The governments plan to sell the idea of nation-wide demonetisation as an attempt to make the country cashless, therefore, seems a bit over-ambitious and somewhat callous. Of course, the depletion in cash has pushed digital and e-transactions to the forefront. E-banking, e-wallets and other transactions through apps using plastic cards are becoming popular. As of March 2016, the Reserve Bank of India declared that the number of debit cards floating in the economy was 661.8 million, while 24.5 million credit cards had been given to bank account holders.

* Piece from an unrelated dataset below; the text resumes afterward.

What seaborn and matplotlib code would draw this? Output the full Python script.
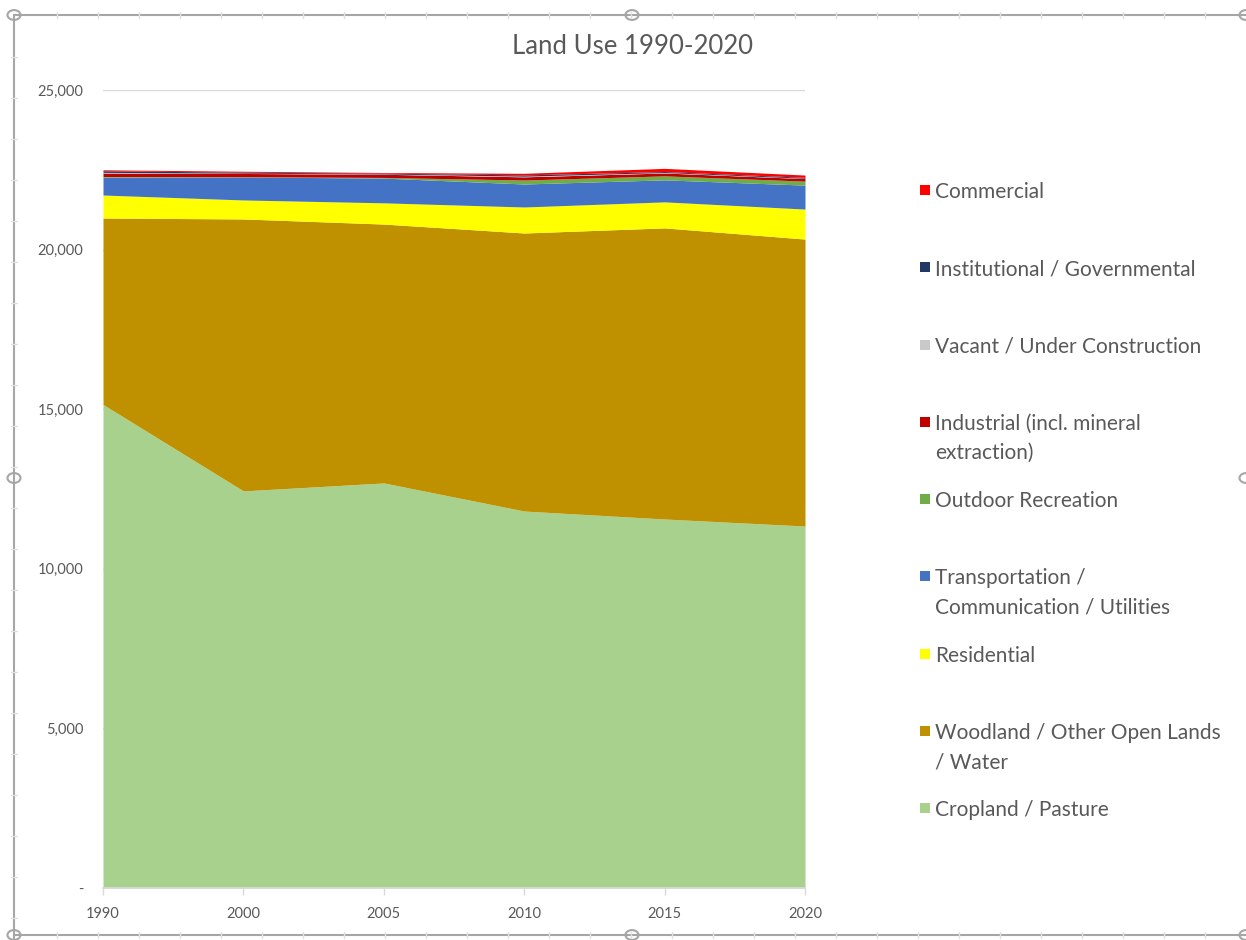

However, of late the transfer of dependency from cash transactions to plastic card transactions has caused the latter to crash under the rising burden. In certain parts of the country, including a metropolitan city like Mumbai, there have been reports of card-swiping systems crashing. In fact, there are many people who don’t know how to use the cards. The percentage of erroneous transactions via plastic cards has risen from 8 per cent to 23 per cent due to first-time users putting in the wrong pin number over and over again, particularly in semi-urban areas, who have never used plastic cards before.

While the government may be hell bent on making the country dependent on debit/credit cards and mobile-dependent online transactions instead of physical cash exchange, the process should have been done slowly and organically. The government, however, is insisting that this move will strengthen the banking sector, boost the e-commerce business and it will encourage more people, particularly in rural villages to open bank accounts. Demonetisation will only put a stress on farmers, whose usual transactions are small. You think in the agricultural sector, daily wages would be paid through debit cards?  Or that poor fellow [a farmer] will use a credit card to buy vegetables?  He only earns for that day.

To suddenly impose such a demand through demonetisation in a country where only a small percentage of citizens have access to debit/credit cards, can only be attributed to uninformed thinking.